Fred Armisen is Regine again, the new girlfriend in drag, this time dragging Christoph Waltz into a meeting with friends. “Watch what happens when I kiss her neck.” We’ve seen this all before. Why are we seeing it again, though? You know what’s a good comedy premise? The main character is an a-hole, and the main character’s friend doesn’t seem to notice. But Armisen’s antics are designed to make Bill Hader crack. And Vanessa Bayer. And almost Aidy Bryant and Tim Robinson. REGINE. This reminds me of the kind of lazy short-form improv games that stand-up comedians mock for being so lazy and easy because it gets a laugh without really trying or proving anything. Arms scene! FTW or WTF? All how you look at it.
Hey, nice reminder that Django Unchained is still playing in cinemas.
FOX & Friends mockery. Taran Killam, Vanessa Bayer and Bobby Moynihan are back as these three morning stooges. Bill Hader shows up on a separate screen by remote as Ted Nugent. Describing himself in lots of one words.
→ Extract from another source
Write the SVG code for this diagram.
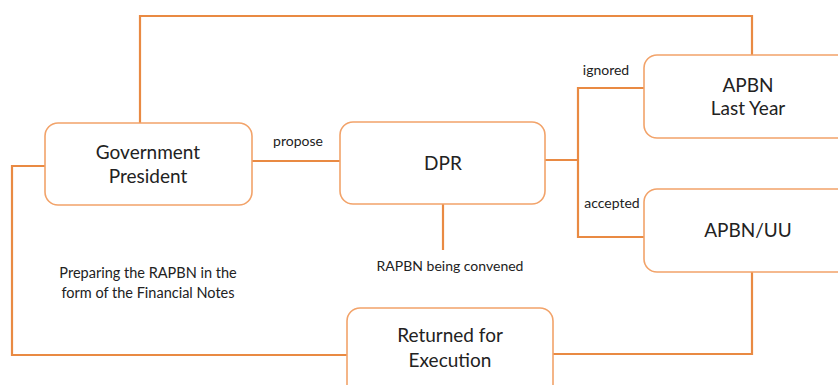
<svg xmlns="http://www.w3.org/2000/svg" width="838" height="385" viewBox="0 0 838 385">
  <style>
    .box { fill: #ffffff; stroke: #f2a36a; stroke-width: 1.6; }
    .wire { fill: none; stroke: #e98a43; stroke-width: 2.2; stroke-linejoin: miter; }
    .t { font-family: Lato, "Open Sans", "Liberation Sans", sans-serif; fill: #222222; text-anchor: middle; }
    .big { font-size: 19px; }
    .small { font-size: 14px; }
    .note { font-size: 14.5px; }
  </style>
  <rect width="838" height="385" fill="#ffffff"/>

  <g id="connectors">
    <!-- top feedback loop -->
    <polyline class="wire" points="140,124 140,16 752,16 752,55"/>
    <!-- propose -->
    <line class="wire" x1="252" y1="161" x2="340" y2="161"/>
    <!-- DPR to convened -->
    <line class="wire" x1="443" y1="204" x2="443" y2="250"/>
    <!-- DPR decision branch -->
    <polyline class="wire" points="545,160 578,160"/>
    <polyline class="wire" points="645,88 578,88 578,237 645,237"/>
    <!-- APBN/UU to execution -->
    <polyline class="wire" points="752,272 752,354 553,354"/>
    <!-- left loop -->
    <polyline class="wire" points="46,166 12,166 12,355 348,355"/>
  </g>

  <g id="government">
    <rect class="box" x="45" y="123" width="207" height="82" rx="13"/>
    <text class="t big" x="148" y="159">Government</text>
    <text class="t big" x="148" y="183">President</text>
  </g>

  <g id="dpr">
    <rect class="box" x="340" y="122" width="205" height="82" rx="13"/>
    <text class="t big" x="443" y="170">DPR</text>
  </g>

  <g id="apbn-last-year">
    <rect class="box" x="644" y="55" width="210" height="83" rx="13"/>
    <text class="t big" x="748" y="92">APBN</text>
    <text class="t big" x="748" y="115">Last Year</text>
  </g>

  <g id="apbn-uu">
    <rect class="box" x="644" y="189" width="210" height="83" rx="13"/>
    <text class="t big" x="748" y="237">APBN/UU</text>
  </g>

  <g id="returned">
    <rect class="box" x="347" y="308" width="206" height="90" rx="13"/>
    <text class="t big" x="450" y="342">Returned for</text>
    <text class="t big" x="450" y="367">Execution</text>
  </g>

  <g id="labels">
    <text class="t small" x="298" y="146">propose</text>
    <text class="t small" x="450" y="271">RAPBN being convened</text>
    <text class="t small" x="606" y="75">ignored</text>
    <text class="t small" x="612" y="208">accepted</text>
    <text class="t note" x="148" y="278">Preparing the RAPBN in the</text>
    <text class="t note" x="148" y="298">form of the Financial Notes</text>
  </g>
</svg>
Armisen plays British to defend the use of horse meat in burgers in Britain.
Say hi again to Sara Jo Allocco in that Dunkin Donuts commercial for the new brownie-filled donuts!
Once again, Alabama Shakes. “Always Alright.”
Oh. Five to One. Secret Valentine’s Day letter. For Cecily’s office desk character. From the security guard (Waltz)? Which everyone else has figured out. “Oh no. So many mistakes.” This sucks. C’mon man. C’mon. Wait. They didn’t waste all of that time, just, for, that?
You know what? Don’t let a couple of duds spoil the whole batch. When you give it more than a moment’s thought and look past those duds, turned out this was a fairly funny episode. You didn’t expect Christoph Waltz to bust your gut with laughs, and the show didn’t raise those expectations by forcing his humor hand.